▶ **Set exercise**
What is to be transcribed is the run of lines opening with the one that has "Write the seaborn" and closing with the one that has "import seaborn as sns", and only that run, exactly.

▶ **Data shown**
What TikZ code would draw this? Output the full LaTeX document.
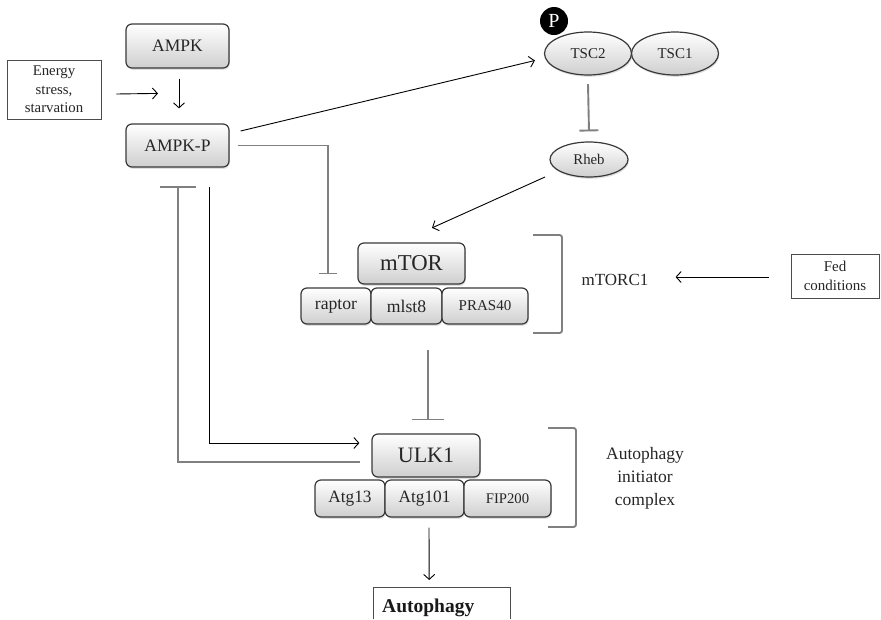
==
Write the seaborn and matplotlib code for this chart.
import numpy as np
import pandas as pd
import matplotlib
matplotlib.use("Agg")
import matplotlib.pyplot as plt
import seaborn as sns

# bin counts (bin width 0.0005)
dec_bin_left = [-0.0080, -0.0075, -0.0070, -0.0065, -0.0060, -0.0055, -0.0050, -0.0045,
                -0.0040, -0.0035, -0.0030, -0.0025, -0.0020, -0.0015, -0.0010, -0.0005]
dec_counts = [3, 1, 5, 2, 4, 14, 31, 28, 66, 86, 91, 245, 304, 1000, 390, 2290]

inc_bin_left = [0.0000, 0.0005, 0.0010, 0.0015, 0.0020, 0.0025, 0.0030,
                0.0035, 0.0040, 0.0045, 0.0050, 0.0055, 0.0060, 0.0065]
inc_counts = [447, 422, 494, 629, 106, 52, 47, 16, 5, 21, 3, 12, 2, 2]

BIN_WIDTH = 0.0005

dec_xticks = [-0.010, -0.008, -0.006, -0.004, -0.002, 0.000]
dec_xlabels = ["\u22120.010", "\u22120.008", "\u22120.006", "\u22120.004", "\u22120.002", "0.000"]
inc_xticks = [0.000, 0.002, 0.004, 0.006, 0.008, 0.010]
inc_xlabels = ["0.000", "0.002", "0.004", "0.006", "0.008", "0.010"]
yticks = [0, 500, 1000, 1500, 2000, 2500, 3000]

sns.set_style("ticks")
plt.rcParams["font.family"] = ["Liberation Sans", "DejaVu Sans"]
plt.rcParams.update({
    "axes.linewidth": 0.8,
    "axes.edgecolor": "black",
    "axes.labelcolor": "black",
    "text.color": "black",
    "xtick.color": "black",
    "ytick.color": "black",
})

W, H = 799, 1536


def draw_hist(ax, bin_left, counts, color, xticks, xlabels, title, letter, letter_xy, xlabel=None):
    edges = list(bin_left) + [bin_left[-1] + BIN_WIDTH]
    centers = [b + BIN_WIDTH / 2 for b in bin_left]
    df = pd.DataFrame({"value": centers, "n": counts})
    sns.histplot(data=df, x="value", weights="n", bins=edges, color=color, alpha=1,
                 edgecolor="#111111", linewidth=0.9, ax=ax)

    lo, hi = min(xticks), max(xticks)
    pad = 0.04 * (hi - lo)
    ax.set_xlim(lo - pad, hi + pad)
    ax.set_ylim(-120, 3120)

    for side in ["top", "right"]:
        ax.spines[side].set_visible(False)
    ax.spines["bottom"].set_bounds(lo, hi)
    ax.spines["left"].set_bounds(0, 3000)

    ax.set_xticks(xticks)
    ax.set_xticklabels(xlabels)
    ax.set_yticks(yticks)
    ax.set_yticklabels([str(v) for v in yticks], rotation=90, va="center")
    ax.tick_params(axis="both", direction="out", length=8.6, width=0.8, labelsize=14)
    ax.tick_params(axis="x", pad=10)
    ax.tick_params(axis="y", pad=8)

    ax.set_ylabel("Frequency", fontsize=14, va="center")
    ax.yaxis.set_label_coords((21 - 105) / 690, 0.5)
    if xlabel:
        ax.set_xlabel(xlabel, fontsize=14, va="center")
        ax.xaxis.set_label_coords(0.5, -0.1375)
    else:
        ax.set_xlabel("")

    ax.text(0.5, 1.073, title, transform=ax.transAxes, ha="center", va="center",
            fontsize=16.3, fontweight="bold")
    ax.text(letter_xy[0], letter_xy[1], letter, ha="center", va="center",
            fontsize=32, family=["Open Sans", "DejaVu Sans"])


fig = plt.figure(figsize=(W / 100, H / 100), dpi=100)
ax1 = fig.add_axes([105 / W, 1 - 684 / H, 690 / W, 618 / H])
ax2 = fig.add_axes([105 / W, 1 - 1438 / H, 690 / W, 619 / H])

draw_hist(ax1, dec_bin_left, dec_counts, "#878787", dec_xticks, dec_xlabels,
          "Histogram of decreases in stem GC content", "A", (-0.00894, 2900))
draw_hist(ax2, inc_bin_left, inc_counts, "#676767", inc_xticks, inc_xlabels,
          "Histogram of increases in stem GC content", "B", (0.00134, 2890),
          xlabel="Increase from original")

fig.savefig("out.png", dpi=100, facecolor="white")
* * *
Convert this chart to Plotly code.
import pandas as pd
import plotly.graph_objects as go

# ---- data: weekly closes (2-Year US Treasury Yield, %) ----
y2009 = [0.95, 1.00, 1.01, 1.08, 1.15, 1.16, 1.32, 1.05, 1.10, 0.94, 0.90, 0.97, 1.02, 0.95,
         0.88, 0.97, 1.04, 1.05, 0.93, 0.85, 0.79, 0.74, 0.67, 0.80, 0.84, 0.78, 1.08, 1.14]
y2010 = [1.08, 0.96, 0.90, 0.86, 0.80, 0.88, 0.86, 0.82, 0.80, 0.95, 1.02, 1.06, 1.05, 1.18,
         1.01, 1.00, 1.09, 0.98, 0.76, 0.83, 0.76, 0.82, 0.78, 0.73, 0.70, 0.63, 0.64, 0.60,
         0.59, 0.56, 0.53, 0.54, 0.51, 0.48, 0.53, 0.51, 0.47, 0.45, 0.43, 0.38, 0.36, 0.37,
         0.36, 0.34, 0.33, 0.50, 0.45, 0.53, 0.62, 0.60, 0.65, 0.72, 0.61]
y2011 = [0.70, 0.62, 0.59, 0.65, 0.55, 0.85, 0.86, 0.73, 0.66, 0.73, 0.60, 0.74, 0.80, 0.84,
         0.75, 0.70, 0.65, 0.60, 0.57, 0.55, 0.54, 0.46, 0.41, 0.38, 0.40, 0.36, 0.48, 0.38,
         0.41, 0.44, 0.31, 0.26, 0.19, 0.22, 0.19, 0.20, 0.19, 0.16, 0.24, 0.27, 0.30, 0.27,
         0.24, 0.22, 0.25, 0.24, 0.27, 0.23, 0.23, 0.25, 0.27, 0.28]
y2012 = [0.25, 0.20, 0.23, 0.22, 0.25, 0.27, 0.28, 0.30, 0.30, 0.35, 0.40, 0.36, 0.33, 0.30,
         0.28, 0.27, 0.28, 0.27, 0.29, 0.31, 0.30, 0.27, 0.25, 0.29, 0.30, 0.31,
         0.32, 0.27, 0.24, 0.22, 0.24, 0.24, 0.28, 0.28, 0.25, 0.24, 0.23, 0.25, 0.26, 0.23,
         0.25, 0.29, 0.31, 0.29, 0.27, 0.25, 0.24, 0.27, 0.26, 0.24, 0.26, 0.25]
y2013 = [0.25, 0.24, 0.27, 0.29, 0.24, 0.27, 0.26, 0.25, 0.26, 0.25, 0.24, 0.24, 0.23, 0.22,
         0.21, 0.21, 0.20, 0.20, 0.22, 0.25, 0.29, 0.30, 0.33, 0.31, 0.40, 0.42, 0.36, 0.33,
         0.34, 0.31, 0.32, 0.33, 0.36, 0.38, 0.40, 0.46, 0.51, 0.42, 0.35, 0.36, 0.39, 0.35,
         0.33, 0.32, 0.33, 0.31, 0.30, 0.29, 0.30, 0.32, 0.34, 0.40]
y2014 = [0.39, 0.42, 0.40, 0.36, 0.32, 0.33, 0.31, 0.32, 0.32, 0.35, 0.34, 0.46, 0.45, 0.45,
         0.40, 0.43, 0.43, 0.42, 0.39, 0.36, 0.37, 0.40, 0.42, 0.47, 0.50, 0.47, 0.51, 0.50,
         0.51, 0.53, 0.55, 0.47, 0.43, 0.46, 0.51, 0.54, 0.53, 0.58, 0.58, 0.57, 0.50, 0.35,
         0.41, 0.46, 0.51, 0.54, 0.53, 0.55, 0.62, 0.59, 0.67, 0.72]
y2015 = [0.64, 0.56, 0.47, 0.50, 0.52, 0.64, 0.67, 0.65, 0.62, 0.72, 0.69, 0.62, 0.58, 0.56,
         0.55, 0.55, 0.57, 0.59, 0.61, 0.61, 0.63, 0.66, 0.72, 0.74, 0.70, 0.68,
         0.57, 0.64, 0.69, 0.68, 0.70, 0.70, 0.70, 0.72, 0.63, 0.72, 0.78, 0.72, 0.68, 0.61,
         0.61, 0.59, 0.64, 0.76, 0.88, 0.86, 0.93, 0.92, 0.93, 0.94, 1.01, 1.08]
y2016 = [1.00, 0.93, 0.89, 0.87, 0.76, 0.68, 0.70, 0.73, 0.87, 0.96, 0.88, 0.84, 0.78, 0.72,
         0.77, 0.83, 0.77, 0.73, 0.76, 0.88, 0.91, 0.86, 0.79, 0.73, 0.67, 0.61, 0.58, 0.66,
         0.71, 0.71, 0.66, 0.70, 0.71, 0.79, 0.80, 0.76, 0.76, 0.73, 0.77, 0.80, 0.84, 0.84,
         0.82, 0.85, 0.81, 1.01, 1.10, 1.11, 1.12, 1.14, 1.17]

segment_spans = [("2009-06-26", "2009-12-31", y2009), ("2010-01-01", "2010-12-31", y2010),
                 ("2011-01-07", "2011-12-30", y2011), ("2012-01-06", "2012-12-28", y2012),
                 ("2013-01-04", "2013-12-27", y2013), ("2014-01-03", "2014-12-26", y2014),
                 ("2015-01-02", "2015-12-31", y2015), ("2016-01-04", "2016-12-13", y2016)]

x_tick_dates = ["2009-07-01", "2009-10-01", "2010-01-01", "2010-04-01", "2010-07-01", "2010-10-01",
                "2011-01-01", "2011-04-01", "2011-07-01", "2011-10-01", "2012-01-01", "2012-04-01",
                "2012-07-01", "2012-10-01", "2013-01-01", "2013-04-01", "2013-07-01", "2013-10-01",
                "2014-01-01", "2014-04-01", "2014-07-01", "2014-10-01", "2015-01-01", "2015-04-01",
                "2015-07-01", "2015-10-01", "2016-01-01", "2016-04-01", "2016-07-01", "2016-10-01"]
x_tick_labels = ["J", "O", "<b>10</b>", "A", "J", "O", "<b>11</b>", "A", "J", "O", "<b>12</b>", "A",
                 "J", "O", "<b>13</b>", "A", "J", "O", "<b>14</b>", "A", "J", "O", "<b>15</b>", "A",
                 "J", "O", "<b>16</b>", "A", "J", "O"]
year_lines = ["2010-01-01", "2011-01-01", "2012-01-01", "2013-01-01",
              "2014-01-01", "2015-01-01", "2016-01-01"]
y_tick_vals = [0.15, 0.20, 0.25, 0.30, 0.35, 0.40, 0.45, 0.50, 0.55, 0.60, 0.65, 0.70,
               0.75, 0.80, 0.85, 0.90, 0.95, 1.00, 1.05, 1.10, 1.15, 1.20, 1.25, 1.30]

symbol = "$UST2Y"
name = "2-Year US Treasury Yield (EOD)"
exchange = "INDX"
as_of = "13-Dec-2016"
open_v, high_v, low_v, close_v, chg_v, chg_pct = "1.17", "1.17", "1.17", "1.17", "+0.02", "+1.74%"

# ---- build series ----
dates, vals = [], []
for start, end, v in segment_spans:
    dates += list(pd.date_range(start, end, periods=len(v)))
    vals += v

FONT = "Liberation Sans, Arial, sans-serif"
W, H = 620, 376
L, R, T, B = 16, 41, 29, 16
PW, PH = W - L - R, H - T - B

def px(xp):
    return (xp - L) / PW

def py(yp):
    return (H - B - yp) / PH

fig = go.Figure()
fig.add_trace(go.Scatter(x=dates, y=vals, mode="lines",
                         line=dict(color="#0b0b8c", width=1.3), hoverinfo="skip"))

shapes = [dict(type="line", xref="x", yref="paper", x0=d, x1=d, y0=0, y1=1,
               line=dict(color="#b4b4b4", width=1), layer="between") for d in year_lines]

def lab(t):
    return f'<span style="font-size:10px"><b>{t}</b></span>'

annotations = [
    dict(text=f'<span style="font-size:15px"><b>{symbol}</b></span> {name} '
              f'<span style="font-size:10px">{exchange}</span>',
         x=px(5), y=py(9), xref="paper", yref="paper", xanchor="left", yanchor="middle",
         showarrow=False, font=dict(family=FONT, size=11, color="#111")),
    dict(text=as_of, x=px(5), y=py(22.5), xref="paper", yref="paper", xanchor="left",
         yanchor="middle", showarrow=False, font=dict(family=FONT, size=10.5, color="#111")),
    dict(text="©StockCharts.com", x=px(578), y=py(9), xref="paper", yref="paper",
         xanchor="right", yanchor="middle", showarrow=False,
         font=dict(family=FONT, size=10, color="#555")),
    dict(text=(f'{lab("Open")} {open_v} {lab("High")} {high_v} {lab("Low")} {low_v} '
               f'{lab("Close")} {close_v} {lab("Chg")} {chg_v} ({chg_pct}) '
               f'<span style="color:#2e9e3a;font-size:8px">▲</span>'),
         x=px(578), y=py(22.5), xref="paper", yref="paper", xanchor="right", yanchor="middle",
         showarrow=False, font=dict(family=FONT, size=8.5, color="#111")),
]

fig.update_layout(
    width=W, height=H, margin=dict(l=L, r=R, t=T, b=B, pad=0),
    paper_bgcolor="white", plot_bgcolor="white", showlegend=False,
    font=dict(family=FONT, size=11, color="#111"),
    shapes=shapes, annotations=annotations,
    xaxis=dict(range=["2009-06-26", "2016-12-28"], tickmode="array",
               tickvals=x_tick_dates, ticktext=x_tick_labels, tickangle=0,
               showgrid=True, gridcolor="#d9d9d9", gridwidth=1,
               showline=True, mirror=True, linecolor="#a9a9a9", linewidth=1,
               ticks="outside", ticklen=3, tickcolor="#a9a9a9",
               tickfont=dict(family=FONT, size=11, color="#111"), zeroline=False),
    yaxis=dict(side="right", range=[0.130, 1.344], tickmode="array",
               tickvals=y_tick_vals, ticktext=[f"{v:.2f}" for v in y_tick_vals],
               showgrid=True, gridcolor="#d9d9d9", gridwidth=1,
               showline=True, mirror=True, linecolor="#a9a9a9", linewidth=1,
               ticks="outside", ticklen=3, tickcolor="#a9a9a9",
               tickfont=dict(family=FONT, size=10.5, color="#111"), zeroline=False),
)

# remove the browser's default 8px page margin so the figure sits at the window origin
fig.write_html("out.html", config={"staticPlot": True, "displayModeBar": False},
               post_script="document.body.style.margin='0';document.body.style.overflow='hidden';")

▶ **Task answer**
Write the seaborn and matplotlib code for this chart.
import numpy as np
import pandas as pd
import matplotlib
matplotlib.use("Agg")
import matplotlib.pyplot as plt
import seaborn as sns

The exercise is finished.